Toma, now 95, was in charge or at least a consultant on the field for the first 57 Super Bowl games. The NFL has replaced the regular season natural grass in each of the Super Bowl stadiums since 1993. On the artificial surfaces Toma oversaw the painting and artistic design of the turf.

This is the first Super Bowl without the man who’s acclaimed to be one of the greatest sod masters in baseball and football history. He said last year he would probably retire after Super Bowl 57, but after the slippery surface debacle he sped up the process.

“Me and the league are finished,” Toma said. “They can’t tell me what to do anymore. We’re done.”

The Niners’ practice field has drawn its own share of the sod spotlight. The NFL pre-covered a pair of artificial turf surfaces with grass, which turned out to be too soft to practice on for the NFC champions’ taste.
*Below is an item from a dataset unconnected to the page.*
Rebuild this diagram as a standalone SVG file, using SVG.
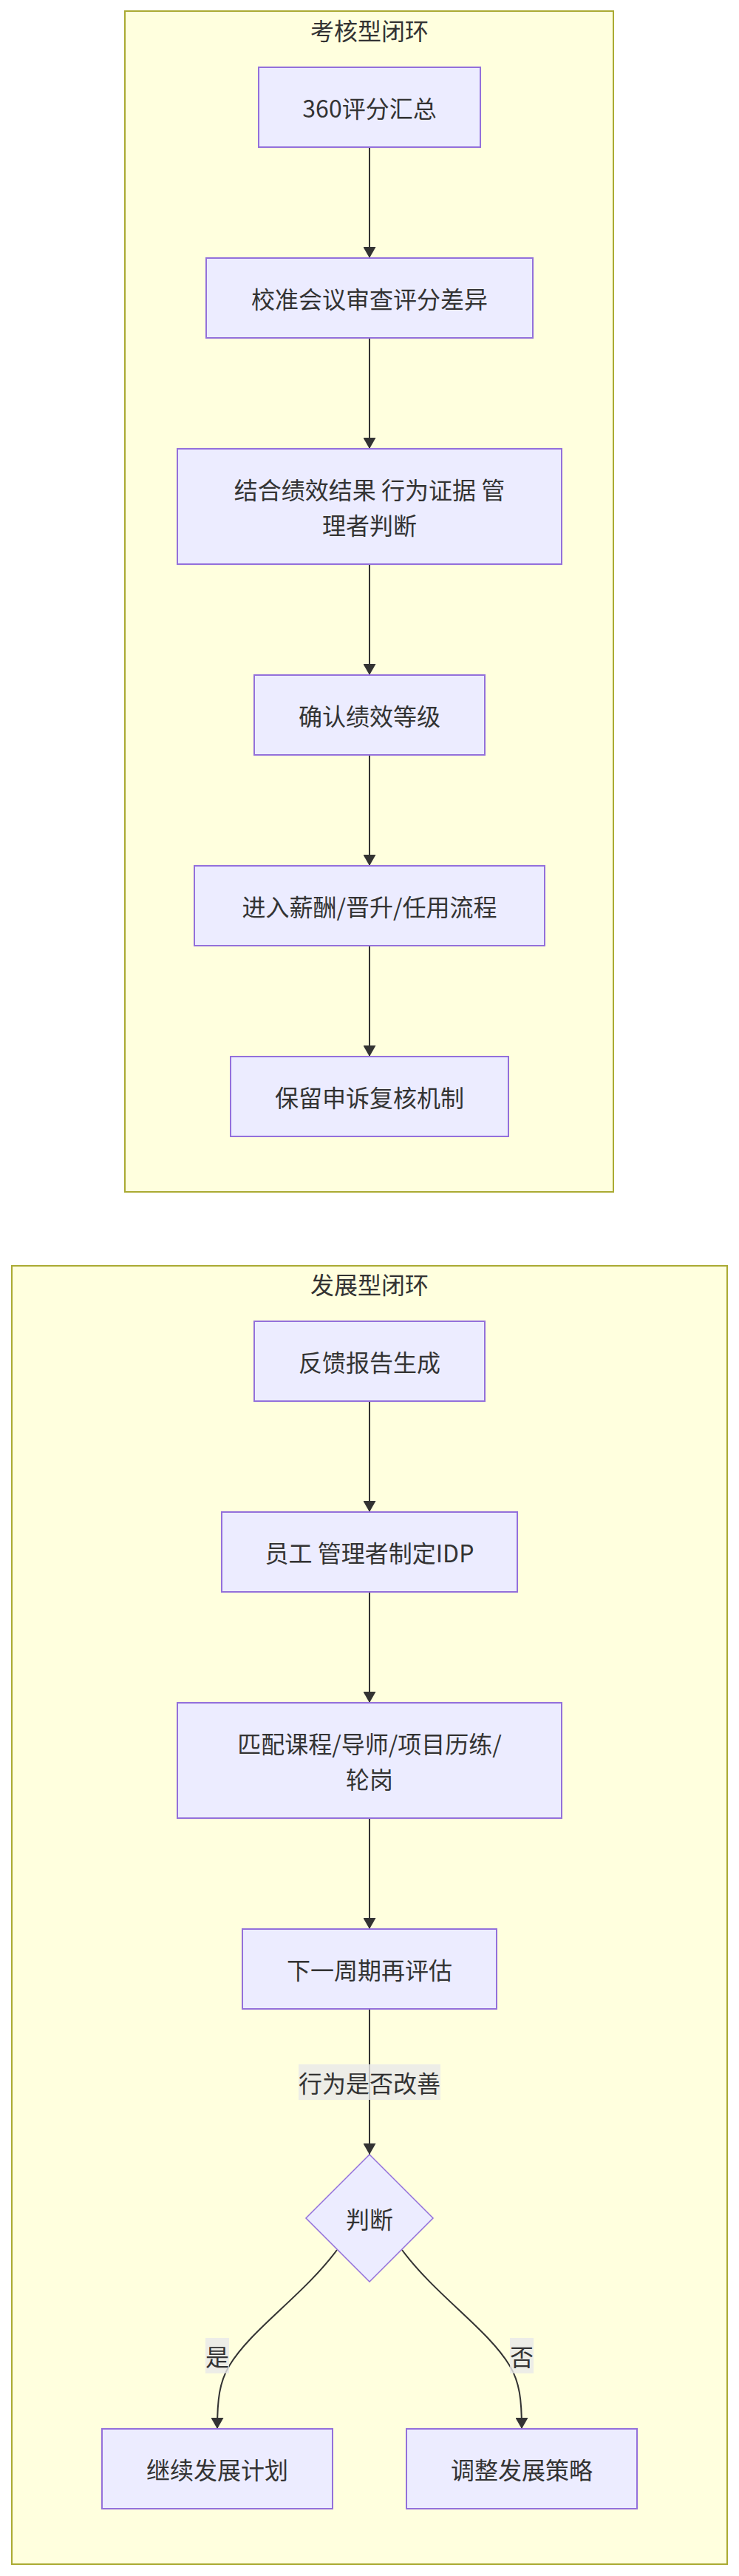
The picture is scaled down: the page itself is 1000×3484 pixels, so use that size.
<svg xmlns="http://www.w3.org/2000/svg" width="1000" height="3484" viewBox="0 0 1000 3484">
<defs>
<style>
.cluster rect{fill:#ffffde;stroke:#aaaa33;stroke-width:2}
.node rect,.node polygon{fill:#ECECFF;stroke:#9370DB;stroke-width:2}
.node polygon{stroke-width:1.5}
text{font-family:"Noto Sans CJK SC","Liberation Sans",sans-serif;font-size:32px;fill:#333333;text-anchor:middle;dominant-baseline:central}
.edge{fill:none;stroke:#333333;stroke-width:2}
.lbl rect{fill:rgba(232,232,232,0.8)}
</style>
<marker id="arrow" viewBox="0 0 15 17" refX="15" refY="8.5" markerWidth="15" markerHeight="17" markerUnits="userSpaceOnUse" orient="auto">
<path d="M0,0 L15,8.5 L0,17 z" fill="#333333"/>
</marker>
</defs>
<rect x="0" y="0" width="1000" height="3484" fill="#ffffff"/>

<g id="cluster-assess" class="cluster">
<rect x="169" y="15" width="661" height="1597"/>
<text x="500" y="40">考核型闭环</text>
</g>
<g id="cluster-develop" class="cluster">
<rect x="16" y="1712" width="968" height="1756"/>
<text x="500" y="1736">发展型闭环</text>
</g>

<g id="connectors">
<path class="edge" d="M500,199 L500,349" marker-end="url(#arrow)"/>
<path class="edge" d="M500,457 L500,607" marker-end="url(#arrow)"/>
<path class="edge" d="M500,763 L500,913" marker-end="url(#arrow)"/>
<path class="edge" d="M500,1021 L500,1171" marker-end="url(#arrow)"/>
<path class="edge" d="M500,1279 L500,1429" marker-end="url(#arrow)"/>
<path class="edge" d="M500,1895 L500,2045" marker-end="url(#arrow)"/>
<path class="edge" d="M500,2153 L500,2303" marker-end="url(#arrow)"/>
<path class="edge" d="M500,2459 L500,2609" marker-end="url(#arrow)"/>
<path class="edge" d="M500,2717 L500,2914" marker-end="url(#arrow)"/>
<path class="edge" d="M456,3043 C410,3105 340,3150 310,3200 C297,3222 294,3245 294,3285" marker-end="url(#arrow)"/>
<path class="edge" d="M544,3043 C590,3105 660,3150 690,3200 C703,3222 706,3245 706,3285" marker-end="url(#arrow)"/>
<g class="lbl">
<rect x="404" y="2792" width="192" height="48"/>
<text x="500" y="2816">行为是否改善</text>
<rect x="278" y="3162" width="32" height="48"/>
<text x="294" y="3186">是</text>
<rect x="690" y="3162" width="32" height="48"/>
<text x="706" y="3186">否</text>
</g>
</g>

<g id="n1" class="node"><rect x="350" y="91" width="300" height="108"/><text x="500" y="145">360评分汇总</text></g>
<g id="n2" class="node"><rect x="279" y="349" width="442" height="108"/><text x="500" y="403">校准会议审查评分差异</text></g>
<g id="n3" class="node"><rect x="240" y="607" width="520" height="156"/><text x="500" y="661">结合绩效结果 行为证据 管</text><text x="500" y="709">理者判断</text></g>
<g id="n4" class="node"><rect x="344" y="913" width="312" height="108"/><text x="500" y="967">确认绩效等级</text></g>
<g id="n5" class="node"><rect x="263" y="1171" width="474" height="108"/><text x="500" y="1225">进入薪酬/晋升/任用流程</text></g>
<g id="n6" class="node"><rect x="312" y="1429" width="376" height="108"/><text x="500" y="1483">保留申诉复核机制</text></g>

<g id="n7" class="node"><rect x="344" y="1787" width="312" height="108"/><text x="500" y="1841">反馈报告生成</text></g>
<g id="n8" class="node"><rect x="300" y="2045" width="400" height="108"/><text x="500" y="2099">员工 管理者制定IDP</text></g>
<g id="n9" class="node"><rect x="240" y="2303" width="520" height="156"/><text x="500" y="2357">匹配课程/导师/项目历练/</text><text x="500" y="2405">轮岗</text></g>
<g id="n10" class="node"><rect x="328" y="2609" width="344" height="108"/><text x="500" y="2663">下一周期再评估</text></g>
<g id="n11" class="node"><polygon points="500,2914 586,3000 500,3086 414,3000"/><text x="500" y="3000">判断</text></g>
<g id="n12" class="node"><rect x="138" y="3285" width="312" height="108"/><text x="294" y="3339">继续发展计划</text></g>
<g id="n13" class="node"><rect x="550" y="3285" width="312" height="108"/><text x="706" y="3339">调整发展策略</text></g>
</svg>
As the AFC host team for this Super Bowl, the Chiefs can attempt to win back-to-back titles for the first time by any club in almost 20 years by utilizing the Raiders’ top-of-the-line practice facilities, replete with two outdoor grass fields and an indoor turf field.

The Niners, shunted to a college facility, found their complaints falling on somewhat deaf ears.

“We’ve had 23 experts out there. We had the union out there. All of them think it’s a very playable surface,” NFL commissioner Roger Goodell said on Monday at his annual Super Bowl press conference, staged this year in the Raider locker room. “It’s softer than what they practiced on, but that happens. It’s well within all of our testing standards.”

A compromise of sorts was reached for later in the week to allow the Niners some hard practice time at the Raider facility when it won’t conflict with what the Chiefs are doing. Until then, they’ll complete lighter workouts on the softer fields.

Come Sunday, we’ll see how the main field plans at Allegiant Stadium all work out.